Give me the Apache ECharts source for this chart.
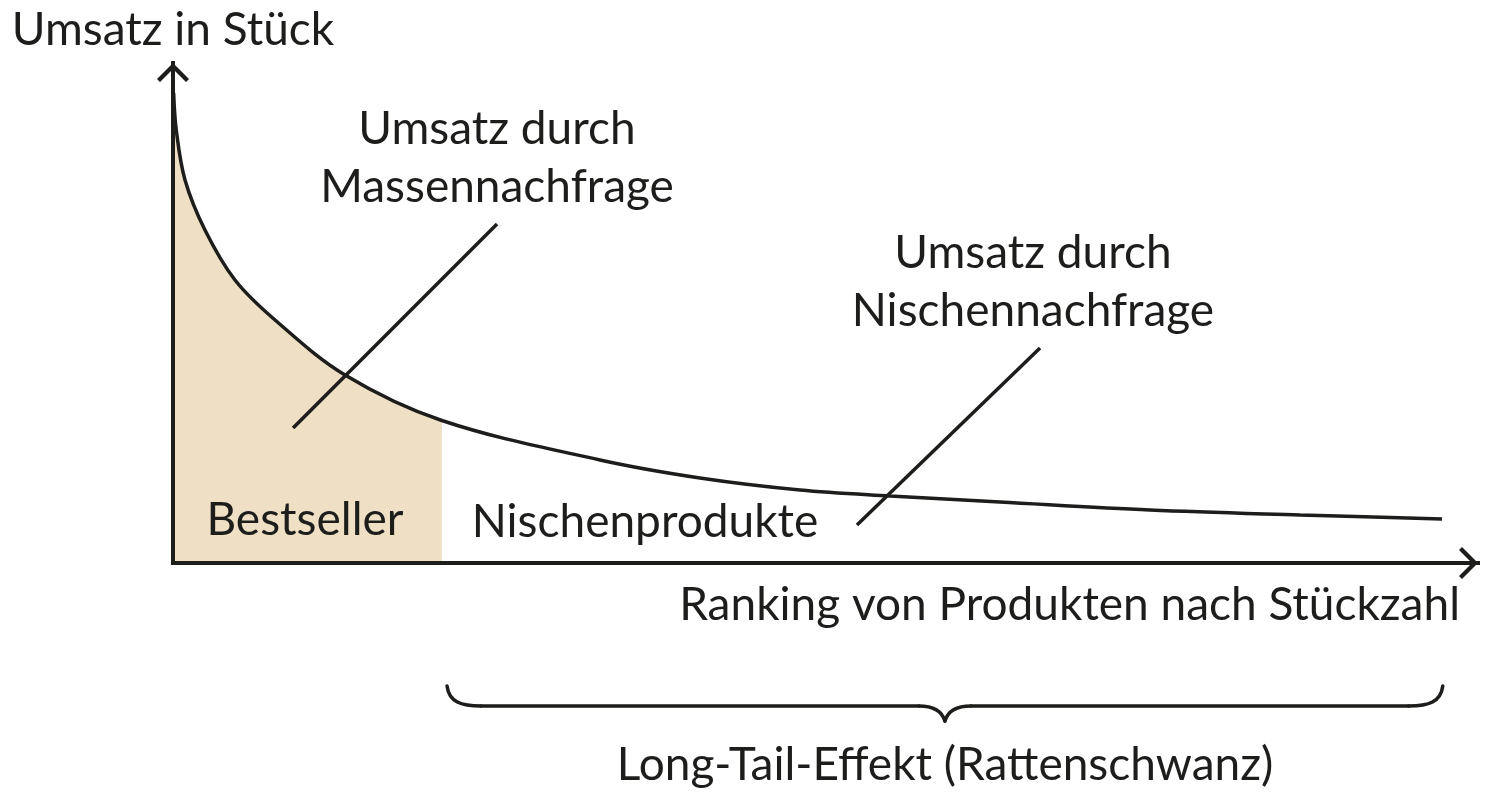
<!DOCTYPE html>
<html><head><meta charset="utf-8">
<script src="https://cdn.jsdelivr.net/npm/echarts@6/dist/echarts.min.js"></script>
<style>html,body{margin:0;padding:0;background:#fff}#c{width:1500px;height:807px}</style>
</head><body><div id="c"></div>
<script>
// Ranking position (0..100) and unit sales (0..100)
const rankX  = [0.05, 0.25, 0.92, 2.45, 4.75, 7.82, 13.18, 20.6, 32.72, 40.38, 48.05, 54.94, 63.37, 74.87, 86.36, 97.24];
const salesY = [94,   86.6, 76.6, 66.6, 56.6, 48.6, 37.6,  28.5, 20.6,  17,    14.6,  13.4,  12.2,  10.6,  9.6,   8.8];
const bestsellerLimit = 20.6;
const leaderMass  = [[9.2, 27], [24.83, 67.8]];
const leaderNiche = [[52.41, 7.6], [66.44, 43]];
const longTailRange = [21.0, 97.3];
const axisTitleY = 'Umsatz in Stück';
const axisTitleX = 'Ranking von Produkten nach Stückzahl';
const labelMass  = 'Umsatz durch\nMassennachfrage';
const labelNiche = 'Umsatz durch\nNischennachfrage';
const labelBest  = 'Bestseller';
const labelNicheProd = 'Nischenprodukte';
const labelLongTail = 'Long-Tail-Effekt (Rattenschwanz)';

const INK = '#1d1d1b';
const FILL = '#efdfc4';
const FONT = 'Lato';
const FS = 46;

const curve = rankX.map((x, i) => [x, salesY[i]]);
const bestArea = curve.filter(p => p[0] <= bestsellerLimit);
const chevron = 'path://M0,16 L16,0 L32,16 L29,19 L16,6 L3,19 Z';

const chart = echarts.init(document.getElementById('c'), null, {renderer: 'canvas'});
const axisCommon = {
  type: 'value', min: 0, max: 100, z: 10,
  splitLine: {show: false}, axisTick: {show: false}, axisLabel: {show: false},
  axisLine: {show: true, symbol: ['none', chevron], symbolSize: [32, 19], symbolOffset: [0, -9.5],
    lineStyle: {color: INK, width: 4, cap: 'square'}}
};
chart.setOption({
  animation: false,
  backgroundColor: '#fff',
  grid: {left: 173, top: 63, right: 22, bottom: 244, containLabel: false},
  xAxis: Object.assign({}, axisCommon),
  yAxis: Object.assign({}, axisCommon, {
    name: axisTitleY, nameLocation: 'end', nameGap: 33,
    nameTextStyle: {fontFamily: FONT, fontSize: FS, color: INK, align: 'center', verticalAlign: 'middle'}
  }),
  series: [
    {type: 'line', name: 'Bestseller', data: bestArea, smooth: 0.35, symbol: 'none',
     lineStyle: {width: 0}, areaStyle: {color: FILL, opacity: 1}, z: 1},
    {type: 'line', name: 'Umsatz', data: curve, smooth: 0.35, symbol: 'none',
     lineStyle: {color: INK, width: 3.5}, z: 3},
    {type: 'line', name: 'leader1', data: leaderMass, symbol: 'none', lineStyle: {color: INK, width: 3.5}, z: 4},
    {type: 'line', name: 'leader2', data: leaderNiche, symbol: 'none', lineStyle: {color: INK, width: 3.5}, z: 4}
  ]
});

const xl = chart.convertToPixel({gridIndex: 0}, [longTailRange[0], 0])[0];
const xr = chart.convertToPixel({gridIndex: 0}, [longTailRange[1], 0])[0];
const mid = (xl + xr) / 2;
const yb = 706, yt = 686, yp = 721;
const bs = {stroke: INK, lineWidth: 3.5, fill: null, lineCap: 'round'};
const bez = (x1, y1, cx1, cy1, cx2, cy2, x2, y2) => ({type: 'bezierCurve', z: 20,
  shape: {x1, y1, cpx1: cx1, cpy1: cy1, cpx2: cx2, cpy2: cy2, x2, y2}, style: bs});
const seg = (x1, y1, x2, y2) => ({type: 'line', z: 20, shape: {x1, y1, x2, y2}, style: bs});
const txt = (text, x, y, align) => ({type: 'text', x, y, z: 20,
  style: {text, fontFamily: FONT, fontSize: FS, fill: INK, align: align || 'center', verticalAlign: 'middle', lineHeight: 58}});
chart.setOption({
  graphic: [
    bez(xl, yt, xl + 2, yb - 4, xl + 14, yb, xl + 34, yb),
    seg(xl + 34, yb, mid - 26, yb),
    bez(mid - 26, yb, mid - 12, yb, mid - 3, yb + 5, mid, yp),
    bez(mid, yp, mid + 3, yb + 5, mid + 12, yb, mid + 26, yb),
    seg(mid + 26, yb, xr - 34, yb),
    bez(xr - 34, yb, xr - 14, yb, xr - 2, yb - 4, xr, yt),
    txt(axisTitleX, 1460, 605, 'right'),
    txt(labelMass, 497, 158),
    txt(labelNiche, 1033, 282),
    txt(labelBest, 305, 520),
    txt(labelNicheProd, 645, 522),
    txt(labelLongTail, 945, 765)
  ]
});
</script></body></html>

__What to produce__
Your task is to repeat the data above exactly while excluding the pictures.

__Output for this exercise__
Give me the Apache ECharts source for this chart.
<!DOCTYPE html>
<html><head><meta charset="utf-8">
<script src="https://cdn.jsdelivr.net/npm/echarts@6/dist/echarts.min.js"></script>
<style>html,body{margin:0;padding:0;background:#fff}#c{width:1500px;height:807px}</style>
</head><body><div id="c"></div>
<script>
// Ranking position (0..100) and unit sales (0..100)
const rankX  = [0.05, 0.25, 0.92, 2.45, 4.75, 7.82, 13.18, 20.6, 32.72, 40.38, 48.05, 54.94, 63.37, 74.87, 86.36, 97.24];
const salesY = [94,   86.6, 76.6, 66.6, 56.6, 48.6, 37.6,  28.5, 20.6,  17,    14.6,  13.4,  12.2,  10.6,  9.6,   8.8];
const bestsellerLimit = 20.6;
const leaderMass  = [[9.2, 27], [24.83, 67.8]];
const leaderNiche = [[52.41, 7.6], [66.44, 43]];
const longTailRange = [21.0, 97.3];
const axisTitleY = 'Umsatz in Stück';
const axisTitleX = 'Ranking von Produkten nach Stückzahl';
const labelMass  = 'Umsatz durch\nMassennachfrage';
const labelNiche = 'Umsatz durch\nNischennachfrage';
const labelBest  = 'Bestseller';
const labelNicheProd = 'Nischenprodukte';
const labelLongTail = 'Long-Tail-Effekt (Rattenschwanz)';

const INK = '#1d1d1b';
const FILL = '#efdfc4';
const FONT = 'Lato';
const FS = 46;

const curve = rankX.map((x, i) => [x, salesY[i]]);
const bestArea = curve.filter(p => p[0] <= bestsellerLimit);
const chevron = 'path://M0,16 L16,0 L32,16 L29,19 L16,6 L3,19 Z';

const chart = echarts.init(document.getElementById('c'), null, {renderer: 'canvas'});
const axisCommon = {
  type: 'value', min: 0, max: 100, z: 10,
  splitLine: {show: false}, axisTick: {show: false}, axisLabel: {show: false},
  axisLine: {show: true, symbol: ['none', chevron], symbolSize: [32, 19], symbolOffset: [0, -9.5],
    lineStyle: {color: INK, width: 4, cap: 'square'}}
};
chart.setOption({
  animation: false,
  backgroundColor: '#fff',
  grid: {left: 173, top: 63, right: 22, bottom: 244, containLabel: false},
  xAxis: Object.assign({}, axisCommon),
  yAxis: Object.assign({}, axisCommon, {
    name: axisTitleY, nameLocation: 'end', nameGap: 33,
    nameTextStyle: {fontFamily: FONT, fontSize: FS, color: INK, align: 'center', verticalAlign: 'middle'}
  }),
  series: [
    {type: 'line', name: 'Bestseller', data: bestArea, smooth: 0.35, symbol: 'none',
     lineStyle: {width: 0}, areaStyle: {color: FILL, opacity: 1}, z: 1},
    {type: 'line', name: 'Umsatz', data: curve, smooth: 0.35, symbol: 'none',
     lineStyle: {color: INK, width: 3.5}, z: 3},
    {type: 'line', name: 'leader1', data: leaderMass, symbol: 'none', lineStyle: {color: INK, width: 3.5}, z: 4},
    {type: 'line', name: 'leader2', data: leaderNiche, symbol: 'none', lineStyle: {color: INK, width: 3.5}, z: 4}
  ]
});

const xl = chart.convertToPixel({gridIndex: 0}, [longTailRange[0], 0])[0];
const xr = chart.convertToPixel({gridIndex: 0}, [longTailRange[1], 0])[0];
const mid = (xl + xr) / 2;
const yb = 706, yt = 686, yp = 721;
const bs = {stroke: INK, lineWidth: 3.5, fill: null, lineCap: 'round'};
const bez = (x1, y1, cx1, cy1, cx2, cy2, x2, y2) => ({type: 'bezierCurve', z: 20,
  shape: {x1, y1, cpx1: cx1, cpy1: cy1, cpx2: cx2, cpy2: cy2, x2, y2}, style: bs});
const seg = (x1, y1, x2, y2) => ({type: 'line', z: 20, shape: {x1, y1, x2, y2}, style: bs});
const txt = (text, x, y, align) => ({type: 'text', x, y, z: 20,
  style: {text, fontFamily: FONT, fontSize: FS, fill: INK, align: align || 'center', verticalAlign: 'middle', lineHeight: 58}});
chart.setOption({
  graphic: [
    bez(xl, yt, xl + 2, yb - 4, xl + 14, yb, xl + 34, yb),
    seg(xl + 34, yb, mid - 26, yb),
    bez(mid - 26, yb, mid - 12, yb, mid - 3, yb + 5, mid, yp),
    bez(mid, yp, mid + 3, yb + 5, mid + 12, yb, mid + 26, yb),
    seg(mid + 26, yb, xr - 34, yb),
    bez(xr - 34, yb, xr - 14, yb, xr - 2, yb - 4, xr, yt),
    txt(axisTitleX, 1460, 605, 'right'),
    txt(labelMass, 497, 158),
    txt(labelNiche, 1033, 282),
    txt(labelBest, 305, 520),
    txt(labelNicheProd, 645, 522),
    txt(labelLongTail, 945, 765)
  ]
});
</script></body></html>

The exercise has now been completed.